Three Questions to Shift a Problem
Sometimes you don't need a deep intervention. You need a pattern interrupt — something that knocks you out of the groove you're stuck in and points you somewhere…
Sometimes you don’t need a deep intervention. You need a pattern interrupt — something that knocks you out of the groove you’re stuck in and points you somewhere better. This is a 60-second one you can run on yourself when a problem has you circling.
The trick is in the grammar. Each question quietly assumes the problem is already behind you, and your mind follows the assumption.
Ask yourself, slowly, out loud if you can:
- “That was a terrible problem, wasn’t it?” — past tense. Was. You’ve already started to step out of it.

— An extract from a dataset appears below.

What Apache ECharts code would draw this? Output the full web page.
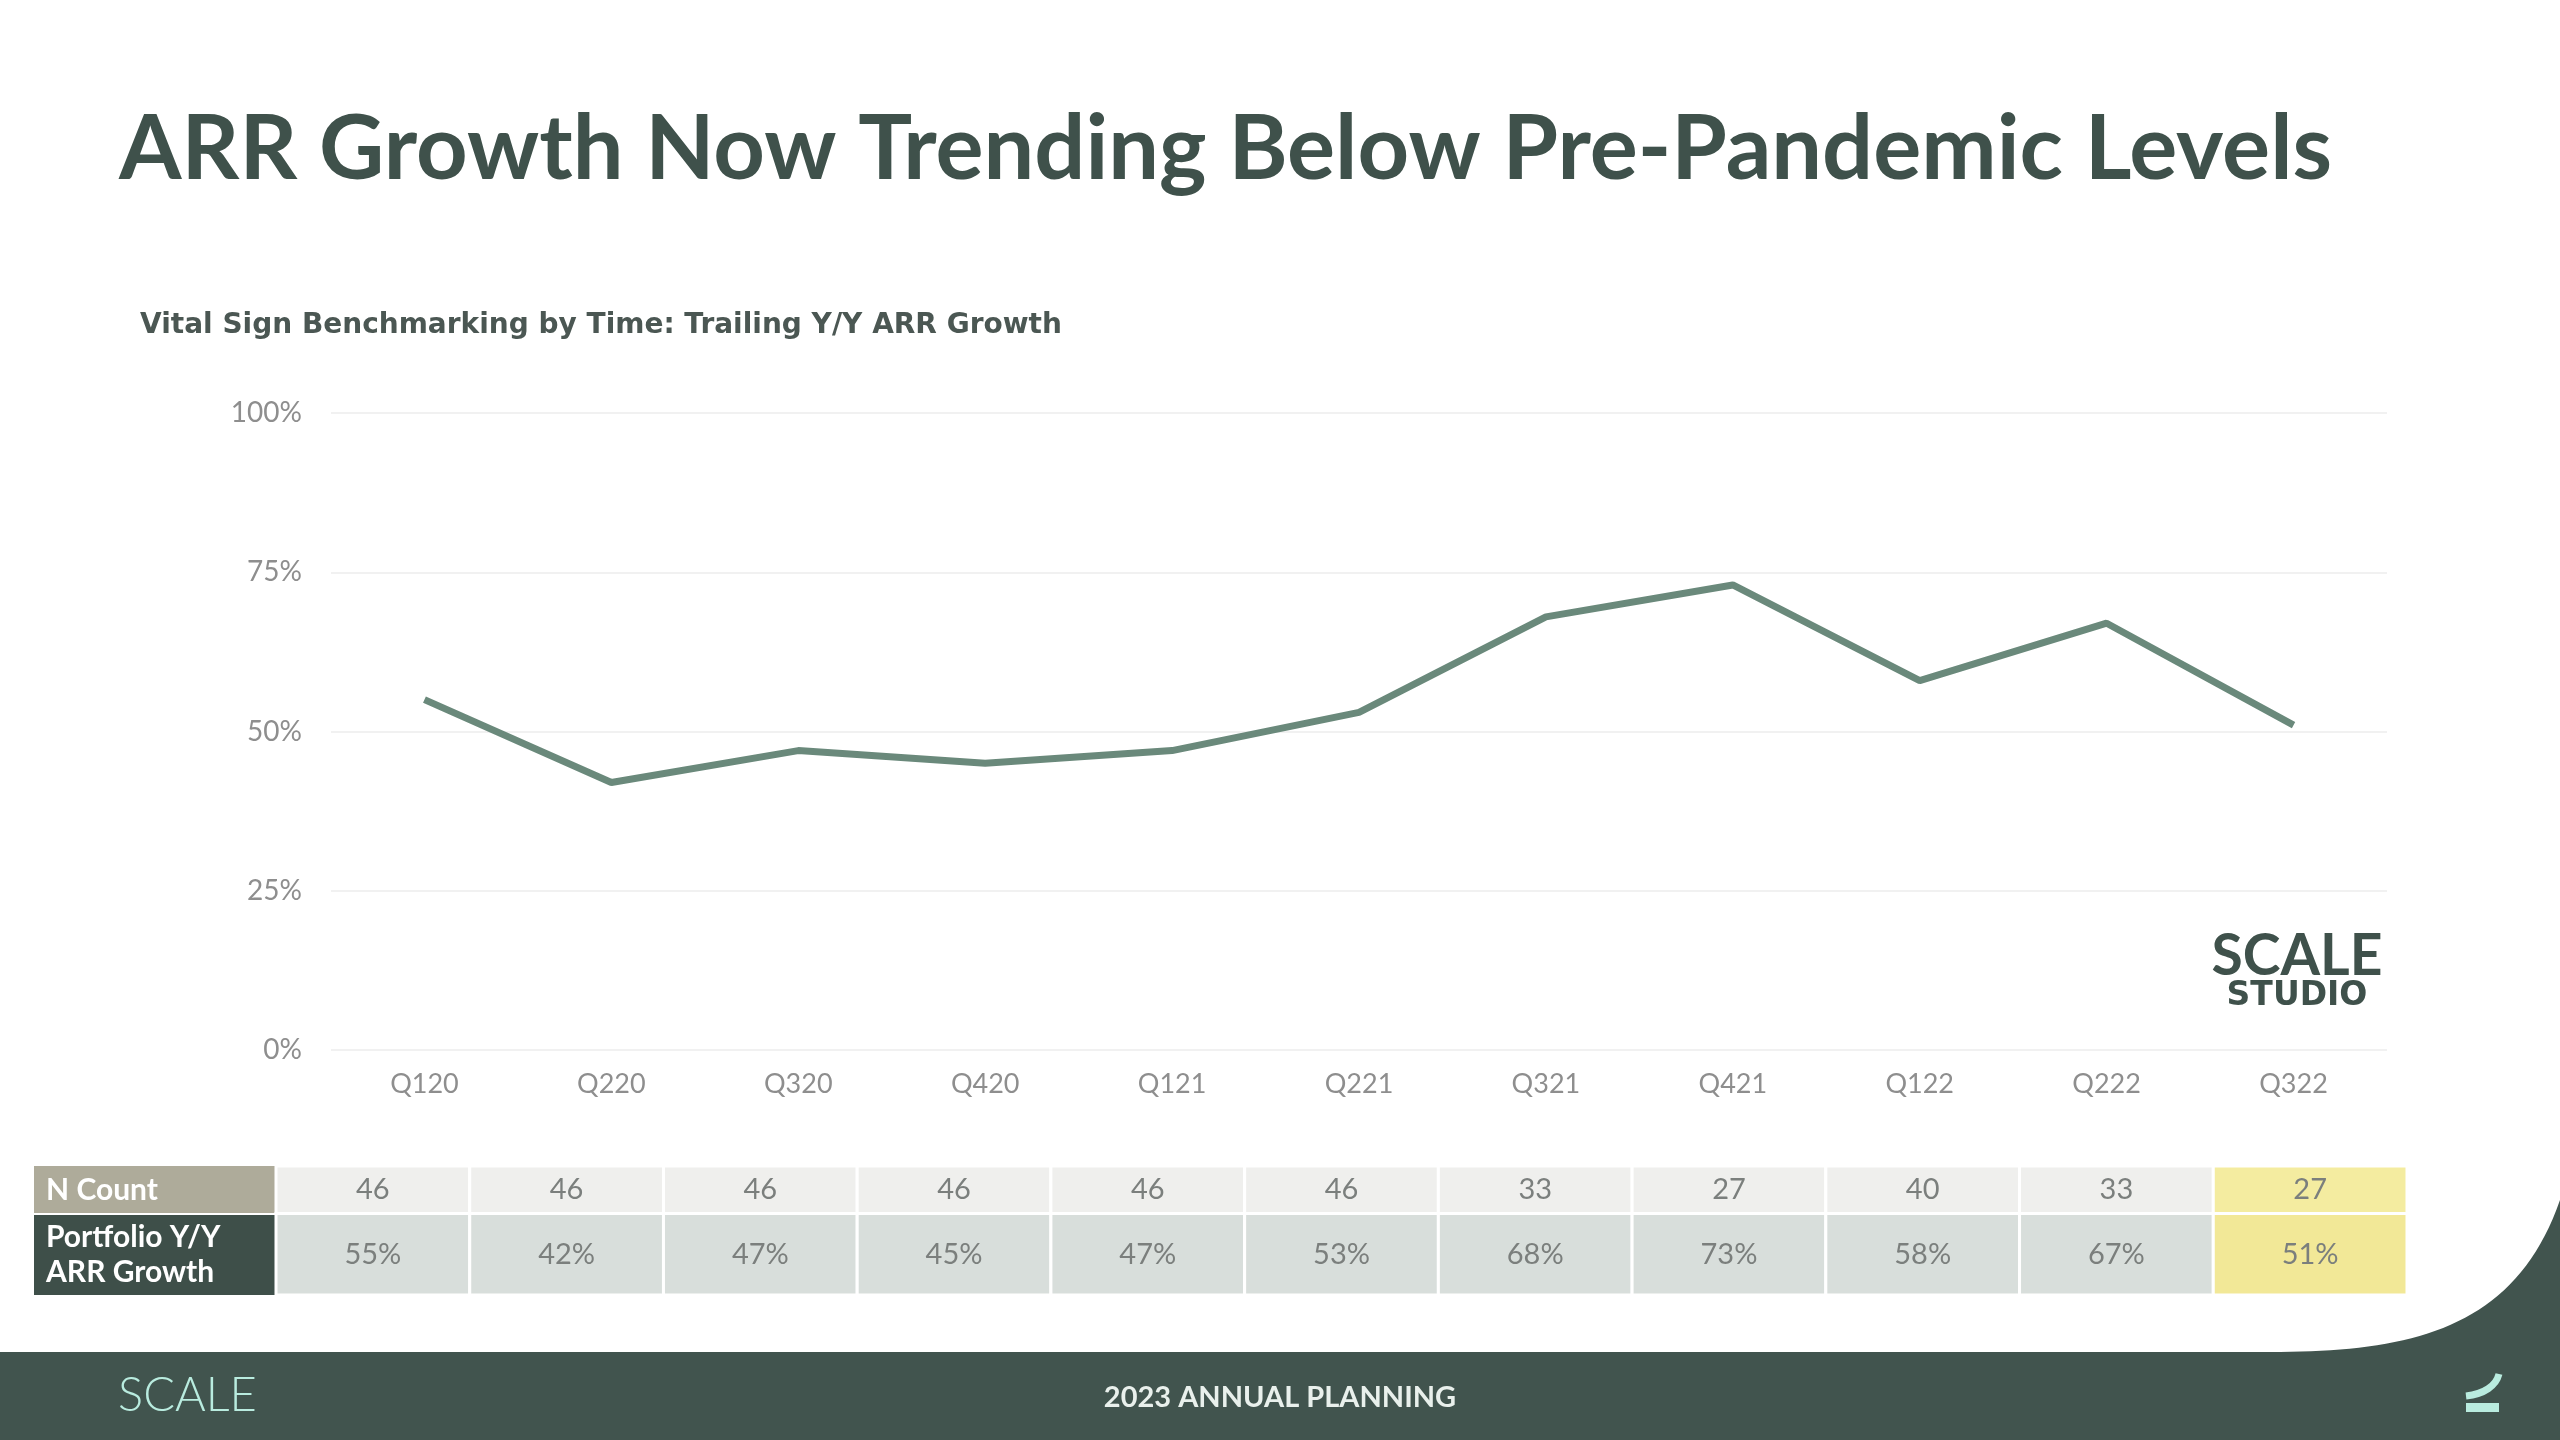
<!DOCTYPE html>
<html>
<head>
<meta charset="utf-8">
<script src="https://cdn.jsdelivr.net/npm/echarts@6/dist/echarts.min.js"></script>
<style>
  html, body { margin: 0; padding: 0; background: #fff; }
  #main { width: 2560px; height: 1440px; }
</style>
</head>
<body>
<div id="main"></div>
<script>
// 数据
const quarters = ['Q120', 'Q220', 'Q320', 'Q420', 'Q121', 'Q221', 'Q321', 'Q421', 'Q122', 'Q222', 'Q322'];
const growth = [55, 42, 47, 45, 47, 53, 68, 73, 58, 67, 51];
const nCount = [46, 46, 46, 46, 46, 46, 33, 27, 40, 33, 27];
const rowLabels = ['N Count', 'Portfolio Y/Y\nARR Growth'];
const highlightIdx = quarters.length - 1; // 最后一列高亮

const FONT = 'Lato, "Open Sans", sans-serif';
const WIDE = '"DejaVu Sans", Lato, sans-serif';
const DARK = '#3f514b';

// 表格单元格 [列, 行]
const tableCells = [];
for (let i = 0; i < quarters.length; i++) {
    tableCells.push([i, 0]);
    tableCells.push([i, 1]);
}

function renderCell(params, api) {
    const i = api.value(0);
    const row = api.value(1);
    const cs = params.coordSys;
    const cx = api.coord([i, 0])[0];
    const w = api.size([1, 0])[0];
    const split = cs.y + cs.height * 0.368;
    const top = row === 0 ? cs.y : split;
    const h = row === 0 ? split - cs.y : cs.y + cs.height - split;
    let fill;
    if (i === highlightIdx) fill = row === 0 ? '#f4eca0' : '#f2e897';
    else fill = row === 0 ? '#efefed' : '#d8dedb';
    const txt = row === 0 ? String(nCount[i]) : growth[i] + '%';
    return {
        type: 'group',
        children: [{
            type: 'rect',
            shape: { x: cx - w / 2, y: top, width: w, height: h },
            style: { fill: fill, stroke: '#ffffff', lineWidth: 3 }
        }, {
            type: 'text',
            style: {
                text: txt, x: cx, y: top + h / 2,
                align: 'center', verticalAlign: 'middle',
                textAlign: 'center', textVerticalAlign: 'middle',
                font: '29px ' + FONT, fill: '#7b7f7d'
            }
        }]
    };
}

function txt(x, y, text, font, fill, align, extra) {
    return {
        type: 'text', z: 10,
        style: Object.assign({
            x: x, y: y, text: text, font: font, fill: fill,
            align: align || 'left', verticalAlign: 'middle',
            textAlign: align || 'left', textVerticalAlign: 'middle'
        }, extra || {})
    };
}

// 页脚右侧弧线（三次贝塞尔取点）
function bezierPoints(p0, p1, p2, p3, n) {
    const pts = [];
    for (let k = 0; k <= n; k++) {
        const t = k / n, u = 1 - t;
        pts.push([
            u * u * u * p0[0] + 3 * u * u * t * p1[0] + 3 * u * t * t * p2[0] + t * t * t * p3[0],
            u * u * u * p0[1] + 3 * u * u * t * p1[1] + 3 * u * t * t * p2[1] + t * t * t * p3[1]
        ]);
    }
    return pts;
}
const footerPts = [[0, 1352]].concat(
    bezierPoints([2270, 1352], [2410, 1352], [2515, 1330], [2560, 1200], 40),
    [[2560, 1440], [0, 1440]]
);

const chart = echarts.init(document.getElementById('main'));

const option = {
    backgroundColor: '#ffffff',
    animation: false,
    grid: [
        { left: 331, top: 413, width: 2056, height: 637 },
        { left: 276, top: 1166, width: 2131, height: 129 }
    ],
    xAxis: [{
        type: 'category', gridIndex: 0, data: quarters, boundaryGap: true,
        axisLine: { show: false }, axisTick: { show: false },
        axisLabel: { margin: 21, fontSize: 27, color: '#8e8e8e', fontFamily: FONT }
    }, {
        type: 'category', gridIndex: 1, data: quarters, show: false
    }],
    yAxis: [{
        type: 'value', gridIndex: 0, min: 0, max: 100, interval: 25,
        axisLine: { show: false }, axisTick: { show: false },
        axisLabel: { formatter: '{value}%', margin: 29, fontSize: 28, color: '#8e8e8e', fontFamily: FONT },
        splitLine: { lineStyle: { color: '#f1f1f1', width: 2 } }
    }, {
        type: 'value', gridIndex: 1, min: 0, max: 1, show: false
    }],
    series: [{
        type: 'line', xAxisIndex: 0, yAxisIndex: 0,
        data: growth, symbol: 'none',
        lineStyle: { color: '#6a897b', width: 7 }
    }, {
        type: 'custom', xAxisIndex: 1, yAxisIndex: 1,
        data: tableCells, renderItem: renderCell
    }],
    graphic: [
        // 标题
        txt(119, 150, 'ARR Growth Now Trending Below Pre-Pandemic Levels', 'bold 90px ' + FONT, DARK),
        txt(140, 326, 'Vital Sign Benchmarking by Time: Trailing Y/Y ARR Growth', 'bold 28px ' + WIDE, '#4b5753'),
        // 水印
        txt(2297, 957, 'SCALE', 'bold 57px ' + FONT, DARK, 'center'),
        txt(2297, 996, 'STUDIO', 'bold 33px ' + WIDE, DARK, 'center'),
        // 表头
        { type: 'rect', shape: { x: 34, y: 1166, width: 242, height: 47 }, style: { fill: '#aeab9a' } },
        { type: 'rect', shape: { x: 34, y: 1215, width: 242, height: 80 }, style: { fill: '#3e4f49' } },
        txt(46, 1190, rowLabels[0], 'bold 30px ' + FONT, '#ffffff'),
        txt(46, 1255, rowLabels[1], 'bold 30px ' + FONT, '#ffffff', 'left', { lineHeight: 35 }),
        // 页脚
        { type: 'polygon', z: 5, shape: { points: footerPts }, style: { fill: '#41544e' } },
        txt(118, 1396, 'SCALE', '300 47px ' + FONT, '#b9ecdf'),
        txt(1280, 1398, '2023 ANNUAL PLANNING', 'bold 29px ' + FONT, '#e9f0ec', 'center'),
        {
            type: 'bezierCurve', z: 10,
            shape: { x1: 2466, y1: 1396, x2: 2499, y2: 1374, cpx1: 2484, cpy1: 1394, cpx2: 2496, cpy2: 1386 },
            style: { stroke: '#b9ecdf', lineWidth: 7, fill: null }
        },
        { type: 'rect', z: 10, shape: { x: 2466, y: 1403, width: 33, height: 9 }, style: { fill: '#b9ecdf' } }
    ]
};

chart.setOption(option);
</script>
</body>
</html>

- “That’s why I made changes, isn’t it?” — the problem becomes the reason you acted, not a wall you’re stuck against.
- “So now, as I step out into the future and look back at myself having made that change — do I like the way I look, having made it?”
That third one does the work. You’re no longer in the problem looking at it; you’re in the future looking back at a version of you who handled it. That version is calmer, and you can see them clearly.
It won’t dissolve a deep, rooted issue — for those, there are bigger tools. But for the everyday stuck-ness that eats your afternoon, it interrupts the loop and gives your mind a better place to stand.